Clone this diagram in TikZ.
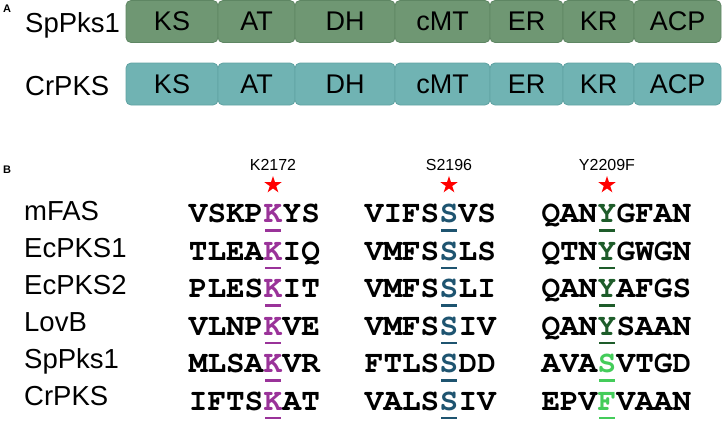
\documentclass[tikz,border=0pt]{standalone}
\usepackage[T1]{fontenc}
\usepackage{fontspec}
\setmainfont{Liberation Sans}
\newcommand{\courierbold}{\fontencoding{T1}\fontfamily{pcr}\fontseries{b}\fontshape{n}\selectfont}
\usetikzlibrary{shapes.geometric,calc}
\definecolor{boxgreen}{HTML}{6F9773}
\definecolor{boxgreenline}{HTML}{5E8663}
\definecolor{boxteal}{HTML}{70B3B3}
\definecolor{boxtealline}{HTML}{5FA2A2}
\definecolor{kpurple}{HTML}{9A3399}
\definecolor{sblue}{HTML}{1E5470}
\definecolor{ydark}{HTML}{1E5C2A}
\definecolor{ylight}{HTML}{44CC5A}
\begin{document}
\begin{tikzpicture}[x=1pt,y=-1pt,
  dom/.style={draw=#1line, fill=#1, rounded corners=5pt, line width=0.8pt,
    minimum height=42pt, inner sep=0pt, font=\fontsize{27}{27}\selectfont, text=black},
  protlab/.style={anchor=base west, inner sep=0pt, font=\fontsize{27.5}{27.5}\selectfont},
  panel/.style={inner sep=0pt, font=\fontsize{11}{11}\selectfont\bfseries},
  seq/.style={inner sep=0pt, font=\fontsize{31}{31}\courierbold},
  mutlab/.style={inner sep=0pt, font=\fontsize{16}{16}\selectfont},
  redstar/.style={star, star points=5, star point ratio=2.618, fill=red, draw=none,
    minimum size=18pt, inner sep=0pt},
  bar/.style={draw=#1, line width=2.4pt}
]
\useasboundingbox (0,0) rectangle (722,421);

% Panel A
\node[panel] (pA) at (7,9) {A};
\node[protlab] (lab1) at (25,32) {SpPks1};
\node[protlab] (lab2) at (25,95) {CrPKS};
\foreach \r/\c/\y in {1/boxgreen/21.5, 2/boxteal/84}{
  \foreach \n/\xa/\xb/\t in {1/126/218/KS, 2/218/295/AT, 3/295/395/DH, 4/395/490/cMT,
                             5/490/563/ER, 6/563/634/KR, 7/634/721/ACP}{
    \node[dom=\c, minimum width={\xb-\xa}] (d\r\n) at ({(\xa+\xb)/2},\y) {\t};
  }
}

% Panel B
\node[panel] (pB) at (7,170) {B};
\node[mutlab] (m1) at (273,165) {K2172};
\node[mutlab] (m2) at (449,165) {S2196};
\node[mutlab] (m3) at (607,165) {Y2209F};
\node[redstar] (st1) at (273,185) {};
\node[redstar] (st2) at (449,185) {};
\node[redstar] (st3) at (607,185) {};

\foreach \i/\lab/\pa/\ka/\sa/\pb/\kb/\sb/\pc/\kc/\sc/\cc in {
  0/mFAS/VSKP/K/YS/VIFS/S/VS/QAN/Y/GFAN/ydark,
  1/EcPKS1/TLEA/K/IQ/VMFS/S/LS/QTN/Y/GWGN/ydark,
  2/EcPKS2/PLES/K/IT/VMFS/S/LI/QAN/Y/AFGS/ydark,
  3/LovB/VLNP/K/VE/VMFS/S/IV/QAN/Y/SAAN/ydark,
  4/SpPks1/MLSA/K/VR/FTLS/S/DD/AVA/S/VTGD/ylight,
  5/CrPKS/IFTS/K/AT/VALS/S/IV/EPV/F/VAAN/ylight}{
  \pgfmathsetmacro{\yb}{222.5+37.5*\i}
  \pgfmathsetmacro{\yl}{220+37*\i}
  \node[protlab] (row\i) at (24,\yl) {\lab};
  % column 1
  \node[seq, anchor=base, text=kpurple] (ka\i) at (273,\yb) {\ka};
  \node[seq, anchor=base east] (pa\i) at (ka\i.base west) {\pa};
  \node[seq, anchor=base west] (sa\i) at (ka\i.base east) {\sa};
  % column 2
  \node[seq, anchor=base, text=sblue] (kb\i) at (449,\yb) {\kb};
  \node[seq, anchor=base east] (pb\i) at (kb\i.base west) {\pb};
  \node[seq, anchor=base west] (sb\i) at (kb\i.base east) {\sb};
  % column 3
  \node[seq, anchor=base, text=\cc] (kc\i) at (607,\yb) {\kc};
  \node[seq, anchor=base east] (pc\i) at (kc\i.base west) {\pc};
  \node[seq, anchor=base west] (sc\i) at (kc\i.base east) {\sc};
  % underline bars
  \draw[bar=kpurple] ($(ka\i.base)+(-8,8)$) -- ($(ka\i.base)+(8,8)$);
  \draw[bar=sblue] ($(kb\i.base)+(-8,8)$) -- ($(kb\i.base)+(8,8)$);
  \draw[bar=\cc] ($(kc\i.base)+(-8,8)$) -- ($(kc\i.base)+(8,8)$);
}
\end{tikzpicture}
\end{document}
^^^^^^^^^^^^^^^^
Skip the pictures, then retype every line above exactly.

Clone this diagram in TikZ.
\documentclass[tikz,border=0pt]{standalone}
\usepackage[T1]{fontenc}
\usepackage{fontspec}
\setmainfont{Liberation Sans}
\newcommand{\courierbold}{\fontencoding{T1}\fontfamily{pcr}\fontseries{b}\fontshape{n}\selectfont}
\usetikzlibrary{shapes.geometric,calc}
\definecolor{boxgreen}{HTML}{6F9773}
\definecolor{boxgreenline}{HTML}{5E8663}
\definecolor{boxteal}{HTML}{70B3B3}
\definecolor{boxtealline}{HTML}{5FA2A2}
\definecolor{kpurple}{HTML}{9A3399}
\definecolor{sblue}{HTML}{1E5470}
\definecolor{ydark}{HTML}{1E5C2A}
\definecolor{ylight}{HTML}{44CC5A}
\begin{document}
\begin{tikzpicture}[x=1pt,y=-1pt,
  dom/.style={draw=#1line, fill=#1, rounded corners=5pt, line width=0.8pt,
    minimum height=42pt, inner sep=0pt, font=\fontsize{27}{27}\selectfont, text=black},
  protlab/.style={anchor=base west, inner sep=0pt, font=\fontsize{27.5}{27.5}\selectfont},
  panel/.style={inner sep=0pt, font=\fontsize{11}{11}\selectfont\bfseries},
  seq/.style={inner sep=0pt, font=\fontsize{31}{31}\courierbold},
  mutlab/.style={inner sep=0pt, font=\fontsize{16}{16}\selectfont},
  redstar/.style={star, star points=5, star point ratio=2.618, fill=red, draw=none,
    minimum size=18pt, inner sep=0pt},
  bar/.style={draw=#1, line width=2.4pt}
]
\useasboundingbox (0,0) rectangle (722,421);

% Panel A
\node[panel] (pA) at (7,9) {A};
\node[protlab] (lab1) at (25,32) {SpPks1};
\node[protlab] (lab2) at (25,95) {CrPKS};
\foreach \r/\c/\y in {1/boxgreen/21.5, 2/boxteal/84}{
  \foreach \n/\xa/\xb/\t in {1/126/218/KS, 2/218/295/AT, 3/295/395/DH, 4/395/490/cMT,
                             5/490/563/ER, 6/563/634/KR, 7/634/721/ACP}{
    \node[dom=\c, minimum width={\xb-\xa}] (d\r\n) at ({(\xa+\xb)/2},\y) {\t};
  }
}

% Panel B
\node[panel] (pB) at (7,170) {B};
\node[mutlab] (m1) at (273,165) {K2172};
\node[mutlab] (m2) at (449,165) {S2196};
\node[mutlab] (m3) at (607,165) {Y2209F};
\node[redstar] (st1) at (273,185) {};
\node[redstar] (st2) at (449,185) {};
\node[redstar] (st3) at (607,185) {};

\foreach \i/\lab/\pa/\ka/\sa/\pb/\kb/\sb/\pc/\kc/\sc/\cc in {
  0/mFAS/VSKP/K/YS/VIFS/S/VS/QAN/Y/GFAN/ydark,
  1/EcPKS1/TLEA/K/IQ/VMFS/S/LS/QTN/Y/GWGN/ydark,
  2/EcPKS2/PLES/K/IT/VMFS/S/LI/QAN/Y/AFGS/ydark,
  3/LovB/VLNP/K/VE/VMFS/S/IV/QAN/Y/SAAN/ydark,
  4/SpPks1/MLSA/K/VR/FTLS/S/DD/AVA/S/VTGD/ylight,
  5/CrPKS/IFTS/K/AT/VALS/S/IV/EPV/F/VAAN/ylight}{
  \pgfmathsetmacro{\yb}{222.5+37.5*\i}
  \pgfmathsetmacro{\yl}{220+37*\i}
  \node[protlab] (row\i) at (24,\yl) {\lab};
  % column 1
  \node[seq, anchor=base, text=kpurple] (ka\i) at (273,\yb) {\ka};
  \node[seq, anchor=base east] (pa\i) at (ka\i.base west) {\pa};
  \node[seq, anchor=base west] (sa\i) at (ka\i.base east) {\sa};
  % column 2
  \node[seq, anchor=base, text=sblue] (kb\i) at (449,\yb) {\kb};
  \node[seq, anchor=base east] (pb\i) at (kb\i.base west) {\pb};
  \node[seq, anchor=base west] (sb\i) at (kb\i.base east) {\sb};
  % column 3
  \node[seq, anchor=base, text=\cc] (kc\i) at (607,\yb) {\kc};
  \node[seq, anchor=base east] (pc\i) at (kc\i.base west) {\pc};
  \node[seq, anchor=base west] (sc\i) at (kc\i.base east) {\sc};
  % underline bars
  \draw[bar=kpurple] ($(ka\i.base)+(-8,8)$) -- ($(ka\i.base)+(8,8)$);
  \draw[bar=sblue] ($(kb\i.base)+(-8,8)$) -- ($(kb\i.base)+(8,8)$);
  \draw[bar=\cc] ($(kc\i.base)+(-8,8)$) -- ($(kc\i.base)+(8,8)$);
}
\end{tikzpicture}
\end{document}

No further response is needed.